— start —

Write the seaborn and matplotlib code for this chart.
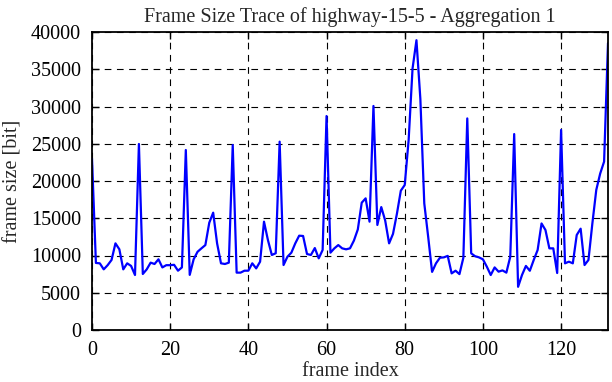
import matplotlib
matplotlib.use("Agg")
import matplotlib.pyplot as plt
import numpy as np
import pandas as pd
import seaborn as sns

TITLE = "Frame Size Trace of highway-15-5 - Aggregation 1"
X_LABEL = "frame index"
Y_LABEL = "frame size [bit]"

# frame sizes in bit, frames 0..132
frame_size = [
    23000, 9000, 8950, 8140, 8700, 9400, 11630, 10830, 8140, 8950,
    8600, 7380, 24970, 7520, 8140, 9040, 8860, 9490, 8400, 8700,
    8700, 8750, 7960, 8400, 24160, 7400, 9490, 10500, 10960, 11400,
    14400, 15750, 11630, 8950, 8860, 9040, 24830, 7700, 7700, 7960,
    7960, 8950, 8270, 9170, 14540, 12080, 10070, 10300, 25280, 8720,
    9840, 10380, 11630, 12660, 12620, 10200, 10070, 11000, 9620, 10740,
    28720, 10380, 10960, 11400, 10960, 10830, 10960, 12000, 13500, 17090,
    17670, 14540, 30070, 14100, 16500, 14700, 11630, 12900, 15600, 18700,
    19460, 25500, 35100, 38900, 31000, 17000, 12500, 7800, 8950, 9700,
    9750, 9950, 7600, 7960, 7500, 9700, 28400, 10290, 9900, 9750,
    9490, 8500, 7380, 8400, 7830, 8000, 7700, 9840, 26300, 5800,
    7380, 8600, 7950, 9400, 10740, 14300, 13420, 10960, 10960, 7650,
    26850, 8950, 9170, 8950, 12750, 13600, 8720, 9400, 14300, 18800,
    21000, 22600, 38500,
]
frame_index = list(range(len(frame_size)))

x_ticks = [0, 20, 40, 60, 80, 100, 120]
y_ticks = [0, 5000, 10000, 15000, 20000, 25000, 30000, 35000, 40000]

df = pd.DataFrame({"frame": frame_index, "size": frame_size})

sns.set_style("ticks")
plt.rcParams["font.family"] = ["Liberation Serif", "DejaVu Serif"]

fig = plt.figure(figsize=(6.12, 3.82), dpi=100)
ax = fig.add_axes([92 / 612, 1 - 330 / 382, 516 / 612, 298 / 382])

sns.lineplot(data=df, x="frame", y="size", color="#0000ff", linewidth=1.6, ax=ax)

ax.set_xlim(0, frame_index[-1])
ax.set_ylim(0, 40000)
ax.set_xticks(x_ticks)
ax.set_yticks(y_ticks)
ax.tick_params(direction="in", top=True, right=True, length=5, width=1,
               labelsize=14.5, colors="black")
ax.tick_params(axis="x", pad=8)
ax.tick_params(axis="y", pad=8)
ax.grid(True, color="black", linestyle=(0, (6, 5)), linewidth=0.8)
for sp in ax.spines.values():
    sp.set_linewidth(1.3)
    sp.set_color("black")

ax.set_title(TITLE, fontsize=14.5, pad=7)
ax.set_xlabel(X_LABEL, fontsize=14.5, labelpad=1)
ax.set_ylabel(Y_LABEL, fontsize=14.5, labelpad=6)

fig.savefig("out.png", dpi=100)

— end —

Repeat the data exactly, dropping every picture it holds.

Final answer
Write the seaborn and matplotlib code for this chart.
import matplotlib
matplotlib.use("Agg")
import matplotlib.pyplot as plt
import numpy as np
import pandas as pd
import seaborn as sns

TITLE = "Frame Size Trace of highway-15-5 - Aggregation 1"
X_LABEL = "frame index"
Y_LABEL = "frame size [bit]"

# frame sizes in bit, frames 0..132
frame_size = [
    23000, 9000, 8950, 8140, 8700, 9400, 11630, 10830, 8140, 8950,
    8600, 7380, 24970, 7520, 8140, 9040, 8860, 9490, 8400, 8700,
    8700, 8750, 7960, 8400, 24160, 7400, 9490, 10500, 10960, 11400,
    14400, 15750, 11630, 8950, 8860, 9040, 24830, 7700, 7700, 7960,
    7960, 8950, 8270, 9170, 14540, 12080, 10070, 10300, 25280, 8720,
    9840, 10380, 11630, 12660, 12620, 10200, 10070, 11000, 9620, 10740,
    28720, 10380, 10960, 11400, 10960, 10830, 10960, 12000, 13500, 17090,
    17670, 14540, 30070, 14100, 16500, 14700, 11630, 12900, 15600, 18700,
    19460, 25500, 35100, 38900, 31000, 17000, 12500, 7800, 8950, 9700,
    9750, 9950, 7600, 7960, 7500, 9700, 28400, 10290, 9900, 9750,
    9490, 8500, 7380, 8400, 7830, 8000, 7700, 9840, 26300, 5800,
    7380, 8600, 7950, 9400, 10740, 14300, 13420, 10960, 10960, 7650,
    26850, 8950, 9170, 8950, 12750, 13600, 8720, 9400, 14300, 18800,
    21000, 22600, 38500,
]
frame_index = list(range(len(frame_size)))

x_ticks = [0, 20, 40, 60, 80, 100, 120]
y_ticks = [0, 5000, 10000, 15000, 20000, 25000, 30000, 35000, 40000]

df = pd.DataFrame({"frame": frame_index, "size": frame_size})

sns.set_style("ticks")
plt.rcParams["font.family"] = ["Liberation Serif", "DejaVu Serif"]

fig = plt.figure(figsize=(6.12, 3.82), dpi=100)
ax = fig.add_axes([92 / 612, 1 - 330 / 382, 516 / 612, 298 / 382])

sns.lineplot(data=df, x="frame", y="size", color="#0000ff", linewidth=1.6, ax=ax)

ax.set_xlim(0, frame_index[-1])
ax.set_ylim(0, 40000)
ax.set_xticks(x_ticks)
ax.set_yticks(y_ticks)
ax.tick_params(direction="in", top=True, right=True, length=5, width=1,
               labelsize=14.5, colors="black")
ax.tick_params(axis="x", pad=8)
ax.tick_params(axis="y", pad=8)
ax.grid(True, color="black", linestyle=(0, (6, 5)), linewidth=0.8)
for sp in ax.spines.values():
    sp.set_linewidth(1.3)
    sp.set_color("black")

ax.set_title(TITLE, fontsize=14.5, pad=7)
ax.set_xlabel(X_LABEL, fontsize=14.5, labelpad=1)
ax.set_ylabel(Y_LABEL, fontsize=14.5, labelpad=6)

fig.savefig("out.png", dpi=100)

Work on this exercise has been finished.